Labor Markets & Growth
The narrative has shifted from a descriptive analysis of "solid" job gains and "moderate" growth to a stark warning. While the Committee maintains that "fundamentals... remain strong," this is now framed as a baseline being threatened by "evolving risks." The focus has moved from sustaining expansion to preventing a collapse.
Forward Guidance
The guidance has shifted from Conditional/Analytical to Reactive/Open-Ended. The January statement detailed the specific metrics (labor market, inflation expectations) the Fed would use to time future moves. The March statement replaces this with a broad mandate to "use its tools," which is a classic signal that the Fed is prepared to move beyond standard rate cuts (e.g., Quantitative Easing) if the situation deteriorates.
The Committee has shifted aggressively Dovish.

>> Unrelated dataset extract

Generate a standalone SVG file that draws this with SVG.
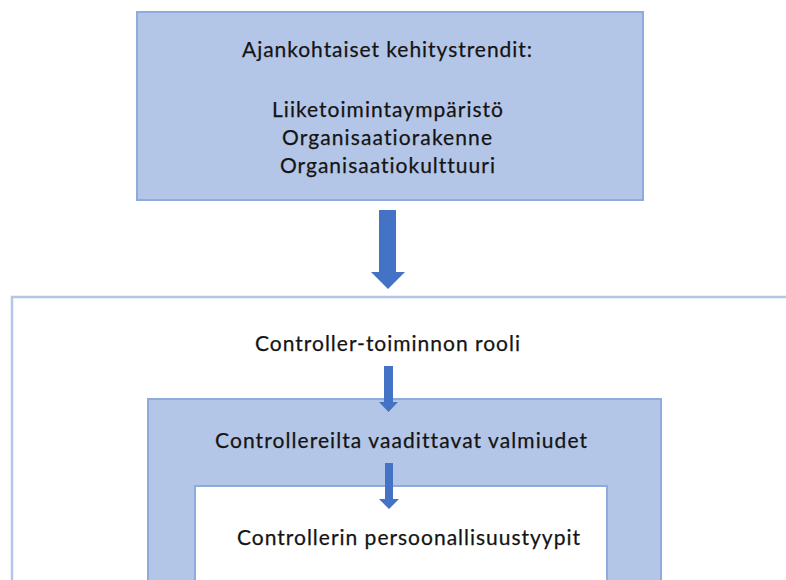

This is not a standard cyclical pivot, but an emergency response. The removal of nearly 70% of the previous statement's text—specifically the sections on inflation and the methodical approach to rate adjustments—indicates a state of urgency. By cutting rates by 50 basis points and replacing cautious, data-dependent language with a pledge to "use its tools," the FOMC has signaled that it is prioritizing the prevention of a systemic economic downturn over its previous concerns regarding the 2% inflation target.